> Do this
Your task is to repeat the listing exactly.

☆ ☆ ☆ ☆ ☆ ☆ ☆

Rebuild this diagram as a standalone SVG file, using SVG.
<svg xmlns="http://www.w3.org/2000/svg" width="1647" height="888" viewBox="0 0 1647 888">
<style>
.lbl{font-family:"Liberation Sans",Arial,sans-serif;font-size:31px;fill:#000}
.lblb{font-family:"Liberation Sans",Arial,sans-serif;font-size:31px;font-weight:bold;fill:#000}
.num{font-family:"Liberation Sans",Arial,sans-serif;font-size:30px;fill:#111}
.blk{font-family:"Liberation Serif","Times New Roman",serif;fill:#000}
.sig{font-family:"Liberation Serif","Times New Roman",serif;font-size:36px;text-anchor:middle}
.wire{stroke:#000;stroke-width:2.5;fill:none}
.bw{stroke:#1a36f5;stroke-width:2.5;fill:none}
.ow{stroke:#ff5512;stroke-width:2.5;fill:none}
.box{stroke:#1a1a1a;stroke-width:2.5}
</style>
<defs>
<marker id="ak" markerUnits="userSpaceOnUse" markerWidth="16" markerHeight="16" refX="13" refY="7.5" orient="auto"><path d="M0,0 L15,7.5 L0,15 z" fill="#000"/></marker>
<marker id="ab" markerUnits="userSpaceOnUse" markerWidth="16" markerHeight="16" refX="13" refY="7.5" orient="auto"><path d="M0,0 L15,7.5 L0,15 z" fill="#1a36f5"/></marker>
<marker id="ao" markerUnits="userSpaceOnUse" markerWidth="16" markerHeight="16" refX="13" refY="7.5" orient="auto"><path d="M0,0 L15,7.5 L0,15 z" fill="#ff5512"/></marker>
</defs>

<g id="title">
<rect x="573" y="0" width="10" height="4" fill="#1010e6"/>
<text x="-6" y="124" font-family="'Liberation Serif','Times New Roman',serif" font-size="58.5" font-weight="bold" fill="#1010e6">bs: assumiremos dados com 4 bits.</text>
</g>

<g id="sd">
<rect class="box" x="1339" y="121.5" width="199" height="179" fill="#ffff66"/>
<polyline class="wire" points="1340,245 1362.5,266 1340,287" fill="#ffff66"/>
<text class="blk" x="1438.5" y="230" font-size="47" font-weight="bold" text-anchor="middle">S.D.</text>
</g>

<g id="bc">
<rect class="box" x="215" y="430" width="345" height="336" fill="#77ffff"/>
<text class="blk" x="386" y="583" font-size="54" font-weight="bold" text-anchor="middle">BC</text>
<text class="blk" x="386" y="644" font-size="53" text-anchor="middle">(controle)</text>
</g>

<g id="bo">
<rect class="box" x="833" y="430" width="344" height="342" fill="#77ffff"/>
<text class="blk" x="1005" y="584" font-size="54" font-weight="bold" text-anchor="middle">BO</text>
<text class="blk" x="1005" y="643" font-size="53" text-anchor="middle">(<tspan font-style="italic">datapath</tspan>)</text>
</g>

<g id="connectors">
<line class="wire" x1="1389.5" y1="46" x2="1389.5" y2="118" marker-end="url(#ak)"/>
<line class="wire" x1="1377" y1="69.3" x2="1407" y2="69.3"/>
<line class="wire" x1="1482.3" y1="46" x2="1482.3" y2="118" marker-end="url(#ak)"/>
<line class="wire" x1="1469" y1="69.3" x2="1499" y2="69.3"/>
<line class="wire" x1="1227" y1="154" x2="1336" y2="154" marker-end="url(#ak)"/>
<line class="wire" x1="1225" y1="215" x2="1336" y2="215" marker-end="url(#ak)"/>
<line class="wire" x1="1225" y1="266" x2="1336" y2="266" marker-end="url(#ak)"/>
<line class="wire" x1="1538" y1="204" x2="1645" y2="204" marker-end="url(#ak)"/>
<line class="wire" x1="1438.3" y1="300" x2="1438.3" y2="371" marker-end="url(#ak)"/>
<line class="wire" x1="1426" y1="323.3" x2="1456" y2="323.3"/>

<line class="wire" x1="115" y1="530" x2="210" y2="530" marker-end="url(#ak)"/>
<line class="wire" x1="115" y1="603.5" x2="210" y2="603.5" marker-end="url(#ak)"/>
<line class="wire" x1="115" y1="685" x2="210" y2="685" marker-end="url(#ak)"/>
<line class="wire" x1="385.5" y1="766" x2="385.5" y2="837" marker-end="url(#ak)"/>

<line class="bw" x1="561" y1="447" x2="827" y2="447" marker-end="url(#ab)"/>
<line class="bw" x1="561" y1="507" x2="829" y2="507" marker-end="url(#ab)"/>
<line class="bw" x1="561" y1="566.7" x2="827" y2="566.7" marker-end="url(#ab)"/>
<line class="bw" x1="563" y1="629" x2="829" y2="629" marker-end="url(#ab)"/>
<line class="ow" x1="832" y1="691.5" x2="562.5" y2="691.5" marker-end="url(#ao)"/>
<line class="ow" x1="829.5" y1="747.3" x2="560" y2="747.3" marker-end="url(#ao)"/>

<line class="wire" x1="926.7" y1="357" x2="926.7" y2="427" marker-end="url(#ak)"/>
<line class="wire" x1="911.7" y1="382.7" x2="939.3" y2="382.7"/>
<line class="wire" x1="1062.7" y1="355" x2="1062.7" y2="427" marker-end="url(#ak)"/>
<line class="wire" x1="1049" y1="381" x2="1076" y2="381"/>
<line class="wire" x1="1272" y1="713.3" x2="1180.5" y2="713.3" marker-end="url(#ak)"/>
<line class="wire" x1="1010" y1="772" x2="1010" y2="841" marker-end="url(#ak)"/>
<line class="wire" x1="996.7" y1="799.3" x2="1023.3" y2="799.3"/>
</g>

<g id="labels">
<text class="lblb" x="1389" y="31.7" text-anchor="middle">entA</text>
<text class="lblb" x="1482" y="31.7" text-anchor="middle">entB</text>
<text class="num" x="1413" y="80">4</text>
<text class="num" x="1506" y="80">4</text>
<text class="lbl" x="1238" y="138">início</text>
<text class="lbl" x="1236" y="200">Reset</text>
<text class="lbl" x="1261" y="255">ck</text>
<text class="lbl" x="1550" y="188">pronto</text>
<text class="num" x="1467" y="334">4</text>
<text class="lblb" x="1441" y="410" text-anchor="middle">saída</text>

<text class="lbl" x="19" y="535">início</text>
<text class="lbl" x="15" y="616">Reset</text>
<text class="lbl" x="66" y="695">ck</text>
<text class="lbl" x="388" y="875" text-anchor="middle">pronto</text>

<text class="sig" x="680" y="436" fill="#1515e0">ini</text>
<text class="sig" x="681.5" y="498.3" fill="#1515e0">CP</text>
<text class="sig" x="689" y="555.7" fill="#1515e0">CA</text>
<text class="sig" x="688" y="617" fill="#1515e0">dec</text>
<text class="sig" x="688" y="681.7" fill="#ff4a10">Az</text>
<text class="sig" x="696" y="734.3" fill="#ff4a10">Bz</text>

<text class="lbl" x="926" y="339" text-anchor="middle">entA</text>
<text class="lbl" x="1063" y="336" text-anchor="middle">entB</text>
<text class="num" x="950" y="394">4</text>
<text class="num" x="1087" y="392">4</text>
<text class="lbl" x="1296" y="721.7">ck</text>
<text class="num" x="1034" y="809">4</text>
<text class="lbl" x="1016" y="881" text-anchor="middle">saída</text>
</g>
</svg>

☆ ☆ ☆ ☆ ☆ ☆ ☆

> Solution to this task
Rebuild this diagram as a standalone SVG file, using SVG.
<svg xmlns="http://www.w3.org/2000/svg" width="1647" height="888" viewBox="0 0 1647 888">
<style>
.lbl{font-family:"Liberation Sans",Arial,sans-serif;font-size:31px;fill:#000}
.lblb{font-family:"Liberation Sans",Arial,sans-serif;font-size:31px;font-weight:bold;fill:#000}
.num{font-family:"Liberation Sans",Arial,sans-serif;font-size:30px;fill:#111}
.blk{font-family:"Liberation Serif","Times New Roman",serif;fill:#000}
.sig{font-family:"Liberation Serif","Times New Roman",serif;font-size:36px;text-anchor:middle}
.wire{stroke:#000;stroke-width:2.5;fill:none}
.bw{stroke:#1a36f5;stroke-width:2.5;fill:none}
.ow{stroke:#ff5512;stroke-width:2.5;fill:none}
.box{stroke:#1a1a1a;stroke-width:2.5}
</style>
<defs>
<marker id="ak" markerUnits="userSpaceOnUse" markerWidth="16" markerHeight="16" refX="13" refY="7.5" orient="auto"><path d="M0,0 L15,7.5 L0,15 z" fill="#000"/></marker>
<marker id="ab" markerUnits="userSpaceOnUse" markerWidth="16" markerHeight="16" refX="13" refY="7.5" orient="auto"><path d="M0,0 L15,7.5 L0,15 z" fill="#1a36f5"/></marker>
<marker id="ao" markerUnits="userSpaceOnUse" markerWidth="16" markerHeight="16" refX="13" refY="7.5" orient="auto"><path d="M0,0 L15,7.5 L0,15 z" fill="#ff5512"/></marker>
</defs>

<g id="title">
<rect x="573" y="0" width="10" height="4" fill="#1010e6"/>
<text x="-6" y="124" font-family="'Liberation Serif','Times New Roman',serif" font-size="58.5" font-weight="bold" fill="#1010e6">bs: assumiremos dados com 4 bits.</text>
</g>

<g id="sd">
<rect class="box" x="1339" y="121.5" width="199" height="179" fill="#ffff66"/>
<polyline class="wire" points="1340,245 1362.5,266 1340,287" fill="#ffff66"/>
<text class="blk" x="1438.5" y="230" font-size="47" font-weight="bold" text-anchor="middle">S.D.</text>
</g>

<g id="bc">
<rect class="box" x="215" y="430" width="345" height="336" fill="#77ffff"/>
<text class="blk" x="386" y="583" font-size="54" font-weight="bold" text-anchor="middle">BC</text>
<text class="blk" x="386" y="644" font-size="53" text-anchor="middle">(controle)</text>
</g>

<g id="bo">
<rect class="box" x="833" y="430" width="344" height="342" fill="#77ffff"/>
<text class="blk" x="1005" y="584" font-size="54" font-weight="bold" text-anchor="middle">BO</text>
<text class="blk" x="1005" y="643" font-size="53" text-anchor="middle">(<tspan font-style="italic">datapath</tspan>)</text>
</g>

<g id="connectors">
<line class="wire" x1="1389.5" y1="46" x2="1389.5" y2="118" marker-end="url(#ak)"/>
<line class="wire" x1="1377" y1="69.3" x2="1407" y2="69.3"/>
<line class="wire" x1="1482.3" y1="46" x2="1482.3" y2="118" marker-end="url(#ak)"/>
<line class="wire" x1="1469" y1="69.3" x2="1499" y2="69.3"/>
<line class="wire" x1="1227" y1="154" x2="1336" y2="154" marker-end="url(#ak)"/>
<line class="wire" x1="1225" y1="215" x2="1336" y2="215" marker-end="url(#ak)"/>
<line class="wire" x1="1225" y1="266" x2="1336" y2="266" marker-end="url(#ak)"/>
<line class="wire" x1="1538" y1="204" x2="1645" y2="204" marker-end="url(#ak)"/>
<line class="wire" x1="1438.3" y1="300" x2="1438.3" y2="371" marker-end="url(#ak)"/>
<line class="wire" x1="1426" y1="323.3" x2="1456" y2="323.3"/>

<line class="wire" x1="115" y1="530" x2="210" y2="530" marker-end="url(#ak)"/>
<line class="wire" x1="115" y1="603.5" x2="210" y2="603.5" marker-end="url(#ak)"/>
<line class="wire" x1="115" y1="685" x2="210" y2="685" marker-end="url(#ak)"/>
<line class="wire" x1="385.5" y1="766" x2="385.5" y2="837" marker-end="url(#ak)"/>

<line class="bw" x1="561" y1="447" x2="827" y2="447" marker-end="url(#ab)"/>
<line class="bw" x1="561" y1="507" x2="829" y2="507" marker-end="url(#ab)"/>
<line class="bw" x1="561" y1="566.7" x2="827" y2="566.7" marker-end="url(#ab)"/>
<line class="bw" x1="563" y1="629" x2="829" y2="629" marker-end="url(#ab)"/>
<line class="ow" x1="832" y1="691.5" x2="562.5" y2="691.5" marker-end="url(#ao)"/>
<line class="ow" x1="829.5" y1="747.3" x2="560" y2="747.3" marker-end="url(#ao)"/>

<line class="wire" x1="926.7" y1="357" x2="926.7" y2="427" marker-end="url(#ak)"/>
<line class="wire" x1="911.7" y1="382.7" x2="939.3" y2="382.7"/>
<line class="wire" x1="1062.7" y1="355" x2="1062.7" y2="427" marker-end="url(#ak)"/>
<line class="wire" x1="1049" y1="381" x2="1076" y2="381"/>
<line class="wire" x1="1272" y1="713.3" x2="1180.5" y2="713.3" marker-end="url(#ak)"/>
<line class="wire" x1="1010" y1="772" x2="1010" y2="841" marker-end="url(#ak)"/>
<line class="wire" x1="996.7" y1="799.3" x2="1023.3" y2="799.3"/>
</g>

<g id="labels">
<text class="lblb" x="1389" y="31.7" text-anchor="middle">entA</text>
<text class="lblb" x="1482" y="31.7" text-anchor="middle">entB</text>
<text class="num" x="1413" y="80">4</text>
<text class="num" x="1506" y="80">4</text>
<text class="lbl" x="1238" y="138">início</text>
<text class="lbl" x="1236" y="200">Reset</text>
<text class="lbl" x="1261" y="255">ck</text>
<text class="lbl" x="1550" y="188">pronto</text>
<text class="num" x="1467" y="334">4</text>
<text class="lblb" x="1441" y="410" text-anchor="middle">saída</text>

<text class="lbl" x="19" y="535">início</text>
<text class="lbl" x="15" y="616">Reset</text>
<text class="lbl" x="66" y="695">ck</text>
<text class="lbl" x="388" y="875" text-anchor="middle">pronto</text>

<text class="sig" x="680" y="436" fill="#1515e0">ini</text>
<text class="sig" x="681.5" y="498.3" fill="#1515e0">CP</text>
<text class="sig" x="689" y="555.7" fill="#1515e0">CA</text>
<text class="sig" x="688" y="617" fill="#1515e0">dec</text>
<text class="sig" x="688" y="681.7" fill="#ff4a10">Az</text>
<text class="sig" x="696" y="734.3" fill="#ff4a10">Bz</text>

<text class="lbl" x="926" y="339" text-anchor="middle">entA</text>
<text class="lbl" x="1063" y="336" text-anchor="middle">entB</text>
<text class="num" x="950" y="394">4</text>
<text class="num" x="1087" y="392">4</text>
<text class="lbl" x="1296" y="721.7">ck</text>
<text class="num" x="1034" y="809">4</text>
<text class="lbl" x="1016" y="881" text-anchor="middle">saída</text>
</g>
</svg>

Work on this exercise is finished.